**Set problem**
Quote the listing below in its entirety, omitting every image.

______________________________

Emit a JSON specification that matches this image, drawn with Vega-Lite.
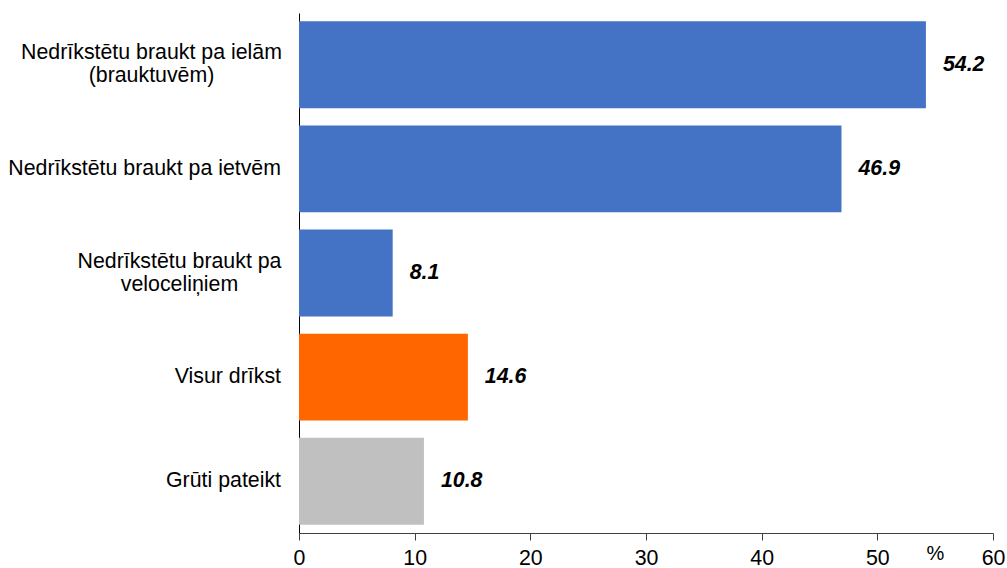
{
  "$schema": "https://vega.github.io/schema/vega-lite/v6.json",
  "width": 694,
  "height": 520,
  "autosize": {"type": "none"},
  "padding": {"left": 299, "top": 13, "right": 14, "bottom": 35},
  "config": {"view": {"stroke": null}, "font": "Liberation Sans"},
  "data": {"values": [
    {"cat": "Nedrīkstētu braukt pa ielām\n(brauktuvēm)", "value": 54.2, "group": "a"},
    {"cat": "Nedrīkstētu braukt pa ietvēm", "value": 46.9, "group": "a"},
    {"cat": "Nedrīkstētu braukt pa\nveloceliņiem", "value": 8.1, "group": "a"},
    {"cat": "Visur drīkst", "value": 14.6, "group": "b"},
    {"cat": "Grūti pateikt", "value": 10.8, "group": "c"}
  ]},
  "encoding": {
    "y": {
      "field": "cat", "type": "nominal", "sort": null,
      "scale": {"paddingInner": 0.165, "paddingOuter": 0.08},
      "axis": {
        "title": null, "ticks": false, "tickSize": 0,
        "domainColor": "#000000", "domainWidth": 1,
        "labelFontSize": 21.33, "labelColor": "#000000", "labelLineHeight": 23,
        "labelLimit": 400, "labelBaseline": "middle",
        "labelExpr": "split(datum.value, '\\n')",
        "labelAlign": {"condition": {"test": "indexof(datum.value, '\\n') >= 0", "value": "center"}, "value": "right"},
        "labelOffset": {"condition": {"test": "indexof(datum.value, '\\n') >= 0", "value": -11.5}, "value": 0},
        "labelPadding": {"condition": [
          {"test": "indexof(datum.value, '(brauktuv') >= 0", "value": 148},
          {"test": "indexof(datum.value, 'velocel') >= 0", "value": 120}
        ], "value": 18.5}
      }
    },
    "x": {
      "field": "value", "type": "quantitative",
      "scale": {"domain": [0, 60], "nice": false},
      "axis": {
        "title": "%", "values": [0, 10, 20, 30, 40, 50, 60], "grid": false,
        "tickSize": 7, "tickColor": "#404040", "domainColor": "#404040",
        "labelFontSize": 21.33, "labelColor": "#000000", "labelBaseline": "alphabetic",
        "labelPadding": 24, "labelFlush": false, "labelOverlap": false,
        "titleFontSize": 20, "titleFontWeight": "normal", "titleColor": "#000000",
        "titleX": 636, "titleY": 26, "titleBaseline": "alphabetic", "titleAlign": "center", "titleAnchor": null
      }
    }
  },
  "layer": [
    {
      "mark": {"type": "bar"},
      "encoding": {
        "color": {"field": "group", "type": "nominal",
          "scale": {"domain": ["a", "b", "c"], "range": ["#4472C4", "#FF6600", "#C0C0C0"]},
          "legend": null}
      }
    },
    {
      "mark": {"type": "text", "align": "left", "baseline": "middle", "dx": 17,
        "fontStyle": "italic", "fontWeight": "bold", "fontSize": 21.33, "color": "#000000"},
      "encoding": {"text": {"field": "value", "type": "quantitative", "format": ".1f"}}
    }
  ]
}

______________________________

**Written answer**
Emit a JSON specification that matches this image, drawn with Vega-Lite.
{
  "$schema": "https://vega.github.io/schema/vega-lite/v6.json",
  "width": 694,
  "height": 520,
  "autosize": {"type": "none"},
  "padding": {"left": 299, "top": 13, "right": 14, "bottom": 35},
  "config": {"view": {"stroke": null}, "font": "Liberation Sans"},
  "data": {"values": [
    {"cat": "Nedrīkstētu braukt pa ielām\n(brauktuvēm)", "value": 54.2, "group": "a"},
    {"cat": "Nedrīkstētu braukt pa ietvēm", "value": 46.9, "group": "a"},
    {"cat": "Nedrīkstētu braukt pa\nveloceliņiem", "value": 8.1, "group": "a"},
    {"cat": "Visur drīkst", "value": 14.6, "group": "b"},
    {"cat": "Grūti pateikt", "value": 10.8, "group": "c"}
  ]},
  "encoding": {
    "y": {
      "field": "cat", "type": "nominal", "sort": null,
      "scale": {"paddingInner": 0.165, "paddingOuter": 0.08},
      "axis": {
        "title": null, "ticks": false, "tickSize": 0,
        "domainColor": "#000000", "domainWidth": 1,
        "labelFontSize": 21.33, "labelColor": "#000000", "labelLineHeight": 23,
        "labelLimit": 400, "labelBaseline": "middle",
        "labelExpr": "split(datum.value, '\\n')",
        "labelAlign": {"condition": {"test": "indexof(datum.value, '\\n') >= 0", "value": "center"}, "value": "right"},
        "labelOffset": {"condition": {"test": "indexof(datum.value, '\\n') >= 0", "value": -11.5}, "value": 0},
        "labelPadding": {"condition": [
          {"test": "indexof(datum.value, '(brauktuv') >= 0", "value": 148},
          {"test": "indexof(datum.value, 'velocel') >= 0", "value": 120}
        ], "value": 18.5}
      }
    },
    "x": {
      "field": "value", "type": "quantitative",
      "scale": {"domain": [0, 60], "nice": false},
      "axis": {
        "title": "%", "values": [0, 10, 20, 30, 40, 50, 60], "grid": false,
        "tickSize": 7, "tickColor": "#404040", "domainColor": "#404040",
        "labelFontSize": 21.33, "labelColor": "#000000", "labelBaseline": "alphabetic",
        "labelPadding": 24, "labelFlush": false, "labelOverlap": false,
        "titleFontSize": 20, "titleFontWeight": "normal", "titleColor": "#000000",
        "titleX": 636, "titleY": 26, "titleBaseline": "alphabetic", "titleAlign": "center", "titleAnchor": null
      }
    }
  },
  "layer": [
    {
      "mark": {"type": "bar"},
      "encoding": {
        "color": {"field": "group", "type": "nominal",
          "scale": {"domain": ["a", "b", "c"], "range": ["#4472C4", "#FF6600", "#C0C0C0"]},
          "legend": null}
      }
    },
    {
      "mark": {"type": "text", "align": "left", "baseline": "middle", "dx": 17,
        "fontStyle": "italic", "fontWeight": "bold", "fontSize": 21.33, "color": "#000000"},
      "encoding": {"text": {"field": "value", "type": "quantitative", "format": ".1f"}}
    }
  ]
}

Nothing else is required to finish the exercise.